#### Exercise instructions:
Note how many lines hold "matplotlib" and report that number by itself.

#### Provided data:
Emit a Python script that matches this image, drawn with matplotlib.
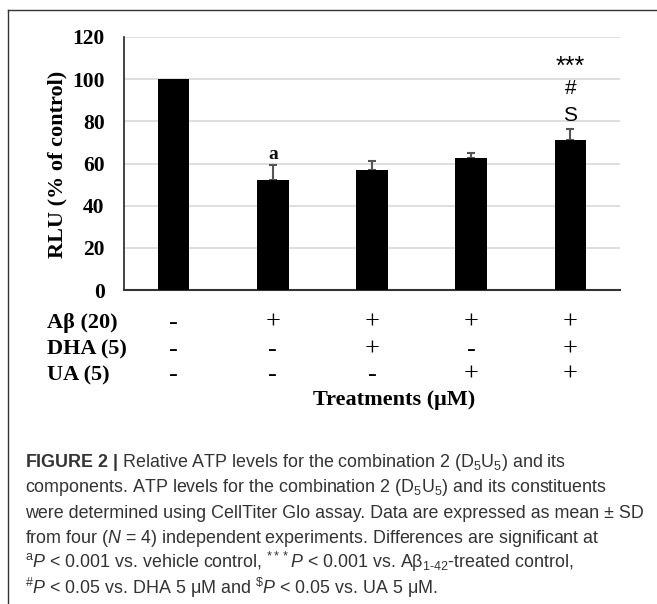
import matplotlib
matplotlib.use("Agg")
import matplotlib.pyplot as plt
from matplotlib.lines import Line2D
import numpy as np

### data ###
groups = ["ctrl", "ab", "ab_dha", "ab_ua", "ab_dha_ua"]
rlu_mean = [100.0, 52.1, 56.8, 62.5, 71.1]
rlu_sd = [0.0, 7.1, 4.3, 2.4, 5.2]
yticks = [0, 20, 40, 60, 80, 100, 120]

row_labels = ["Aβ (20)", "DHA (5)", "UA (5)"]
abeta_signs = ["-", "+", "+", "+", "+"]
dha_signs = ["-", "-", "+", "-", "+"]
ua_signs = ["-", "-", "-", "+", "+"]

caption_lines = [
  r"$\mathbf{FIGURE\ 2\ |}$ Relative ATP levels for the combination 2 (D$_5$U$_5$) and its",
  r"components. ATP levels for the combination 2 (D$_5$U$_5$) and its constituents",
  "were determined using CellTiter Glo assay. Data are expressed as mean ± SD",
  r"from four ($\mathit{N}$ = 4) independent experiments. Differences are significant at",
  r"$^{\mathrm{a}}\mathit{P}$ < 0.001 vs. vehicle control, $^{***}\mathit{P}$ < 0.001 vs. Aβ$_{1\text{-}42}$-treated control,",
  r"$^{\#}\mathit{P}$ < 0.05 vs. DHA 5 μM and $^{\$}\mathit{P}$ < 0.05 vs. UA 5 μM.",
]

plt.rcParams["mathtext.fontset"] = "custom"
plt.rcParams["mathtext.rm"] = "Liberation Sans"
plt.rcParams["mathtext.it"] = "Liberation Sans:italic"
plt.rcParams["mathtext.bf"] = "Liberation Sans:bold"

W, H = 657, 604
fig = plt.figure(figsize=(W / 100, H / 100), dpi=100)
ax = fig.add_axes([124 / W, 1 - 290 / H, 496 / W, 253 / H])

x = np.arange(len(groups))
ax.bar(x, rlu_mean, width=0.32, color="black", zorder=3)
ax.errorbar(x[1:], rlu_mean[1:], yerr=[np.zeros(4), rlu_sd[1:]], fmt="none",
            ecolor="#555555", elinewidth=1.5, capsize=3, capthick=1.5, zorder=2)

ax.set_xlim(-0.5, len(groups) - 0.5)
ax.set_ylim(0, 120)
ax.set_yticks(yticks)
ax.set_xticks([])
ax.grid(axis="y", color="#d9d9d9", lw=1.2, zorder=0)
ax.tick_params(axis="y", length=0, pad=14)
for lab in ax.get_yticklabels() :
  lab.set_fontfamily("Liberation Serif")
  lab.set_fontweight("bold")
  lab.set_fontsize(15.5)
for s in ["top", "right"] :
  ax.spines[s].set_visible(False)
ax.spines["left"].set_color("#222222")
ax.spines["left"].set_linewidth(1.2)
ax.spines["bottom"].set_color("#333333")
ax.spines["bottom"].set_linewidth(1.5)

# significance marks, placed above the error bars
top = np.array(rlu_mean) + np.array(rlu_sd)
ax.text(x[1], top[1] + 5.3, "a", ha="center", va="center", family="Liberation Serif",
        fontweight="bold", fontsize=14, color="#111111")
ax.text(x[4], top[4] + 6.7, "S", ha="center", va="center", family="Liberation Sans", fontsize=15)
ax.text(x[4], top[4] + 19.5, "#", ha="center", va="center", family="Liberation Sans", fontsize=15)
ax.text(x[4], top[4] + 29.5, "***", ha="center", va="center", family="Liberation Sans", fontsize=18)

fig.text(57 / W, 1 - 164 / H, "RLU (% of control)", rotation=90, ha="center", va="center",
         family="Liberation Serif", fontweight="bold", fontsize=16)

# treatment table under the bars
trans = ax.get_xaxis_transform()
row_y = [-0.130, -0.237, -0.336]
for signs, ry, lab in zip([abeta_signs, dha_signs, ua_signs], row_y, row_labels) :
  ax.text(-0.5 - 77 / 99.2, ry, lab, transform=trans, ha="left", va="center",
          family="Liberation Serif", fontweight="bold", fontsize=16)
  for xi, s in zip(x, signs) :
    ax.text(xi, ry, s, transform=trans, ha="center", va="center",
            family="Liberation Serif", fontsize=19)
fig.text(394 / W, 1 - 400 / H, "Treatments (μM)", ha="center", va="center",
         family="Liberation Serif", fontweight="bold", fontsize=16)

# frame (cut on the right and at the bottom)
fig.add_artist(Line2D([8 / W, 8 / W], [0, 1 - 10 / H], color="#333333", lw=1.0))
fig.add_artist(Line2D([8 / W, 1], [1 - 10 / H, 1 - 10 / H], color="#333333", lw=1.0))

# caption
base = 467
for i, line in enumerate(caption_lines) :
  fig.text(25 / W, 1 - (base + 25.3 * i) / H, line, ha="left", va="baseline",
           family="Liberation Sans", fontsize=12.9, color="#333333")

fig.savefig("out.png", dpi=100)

#### Solution to this problem:
5